The benefit of the doubt factor

When you give someone the benefit of the doubt what are you giving them?

The answer is time, time to deliver.

During the 2004 presidential campaign the country was starkly divided on the Iraq war. There were those for President Bush's policies in Iraq and those against them. But, the election was decided by the swing voters. The "benefit of the doubt" crowd. They gave Bush time, time to deliver.

Now, almost a year after the election, the bill is coming due. The President is desperately trying to keep the attention on the enemy and the importance of the fight in Iraq. Regardless of his effort the country is increasingly focused on his failure to deliver.

The resulting political situation is an apparent disconnect. The American people want to hear about a shift, they want a change in tactics, a bold leadership move. Bush, however, cannot deliver anything like this. He has painted himself into a corner. In order to satisfy the public he would have to appear before Congress to request troops, money, and support for a change in strategy. This would be and admittance of failure and he is to arrogant for that. So he is forced to pretend what he is doing now is working.

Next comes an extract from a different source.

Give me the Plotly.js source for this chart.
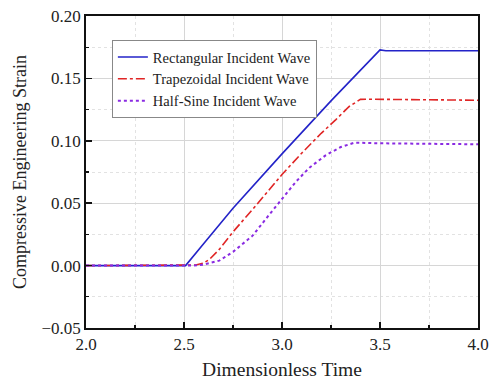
<!DOCTYPE html>
<html>
<head>
<meta charset="utf-8">
<script src="https://cdn.plot.ly/plotly-3.0.1.min.js"></script>
<style>html,body{margin:0;padding:0;background:#fff;}#chart{width:489px;height:380px;}</style>
</head>
<body>
<div id="chart"></div>
<script>
const seriesNames = ["Rectangular Incident Wave", "Trapezoidal Incident Wave", "Half-Sine Incident Wave"];

const rectTime   = [2.0, 2.508, 2.6, 2.75, 3.0, 3.25, 3.5, 3.53, 4.0];
const rectStrain = [0.0, 0.0, 0.0175, 0.046, 0.0895, 0.132, 0.1728, 0.1722, 0.1722];

const trapTime   = [2.0, 2.5, 2.56, 2.6, 2.63, 2.68, 2.75, 2.85, 3.0, 3.1, 3.2, 3.275, 3.343, 3.4, 3.45, 4.0];
const trapStrain = [0.0, 0.0, 0.0005, 0.002, 0.005, 0.013, 0.027, 0.045, 0.073, 0.090, 0.106, 0.117, 0.1275, 0.1332, 0.1333, 0.1325];

const sineTime   = [2.0, 2.55, 2.6, 2.68, 2.75, 2.85, 2.936, 3.0, 3.07, 3.14, 3.224, 3.3, 3.37, 3.5, 4.0];
const sineStrain = [0.0, 0.0, 0.0008, 0.004, 0.011, 0.024, 0.041, 0.0535, 0.067, 0.0785, 0.0885, 0.095, 0.0985, 0.098, 0.0972];

const xTickVals = [2.0, 2.5, 3.0, 3.5, 4.0];
const yTickVals = [-0.05, 0.00, 0.05, 0.10, 0.15, 0.20];

const serif = "Liberation Serif, Times New Roman, serif";

const traces = [
  {x: rectTime, y: rectStrain, name: seriesNames[0], mode: "lines",
   line: {color: "#2323c8", width: 1.6, dash: "solid"}},
  {x: trapTime, y: trapStrain, name: seriesNames[1], mode: "lines",
   line: {color: "#e02525", width: 1.6, dash: "dashdot"}},
  {x: sineTime, y: sineStrain, name: seriesNames[2], mode: "lines",
   line: {color: "#8a2be2", width: 2, dash: "dot"}}
];

const layout = {
  width: 489, height: 380,
  margin: {l: 86, r: 11, t: 16, b: 52},
  paper_bgcolor: "#fff", plot_bgcolor: "#fff",
  font: {family: serif, color: "#222", size: 17},
  showlegend: true,
  legend: {
    x: 0.066, y: 0.923, xanchor: "left", yanchor: "top",
    bgcolor: "#fff", bordercolor: "#888", borderwidth: 1,
    font: {family: serif, size: 14.5, color: "#222"},
    tracegroupgap: 0, itemwidth: 30
  },
  xaxis: {
    range: [2.0, 4.0], tickvals: xTickVals, tickformat: ".1f",
    ticks: "inside", ticklen: 6, tickwidth: 1.5, tickcolor: "#111",
    showline: true, linecolor: "#111", linewidth: 1.8, mirror: true,
    showgrid: true, gridcolor: "#d6d6d6", gridwidth: 1, zeroline: false,
    minor: {dtick: 0.25, ticks: "inside", ticklen: 3, tickcolor: "#111", tickwidth: 1.2,
            showgrid: true, gridcolor: "#e2e2e2", griddash: "dot", gridwidth: 1},
    tickfont: {family: serif, size: 17, color: "#222"},
    title: {text: "Dimensionless Time", font: {family: serif, size: 19.5, color: "#222"}, standoff: 10}
  },
  yaxis: {
    range: [-0.05, 0.20], tickvals: yTickVals, tickformat: ".2f",
    ticks: "inside", ticklen: 6, tickwidth: 1.5, tickcolor: "#111",
    showline: true, linecolor: "#111", linewidth: 1.8, mirror: true,
    showgrid: true, gridcolor: "#d6d6d6", gridwidth: 1, zeroline: false,
    minor: {dtick: 0.025, ticks: "inside", ticklen: 3, tickcolor: "#111", tickwidth: 1.2,
            showgrid: true, gridcolor: "#e2e2e2", griddash: "dot", gridwidth: 1},
    tickfont: {family: serif, size: 17, color: "#222"},
    title: {text: "Compressive Engineering Strain", font: {family: serif, size: 18, color: "#222"}, standoff: 10}
  }
};

Plotly.newPlot("chart", traces, layout, {displayModeBar: false, staticPlot: true});
</script>
</body>
</html>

He is fooling no one. Or, more truthfully, he is fooling no one who isn't in love with him anyway. So the public perceives a disconnect. While Bush must give big speeches about how horrible the enemy is and how hard the fight will be, the American people tune in to hear "we are changing our strategy in Iraq and this is what we are going to do". Hence the frustration. The more he talks around what needs to be said the lower his Iraq poll numbers will fall.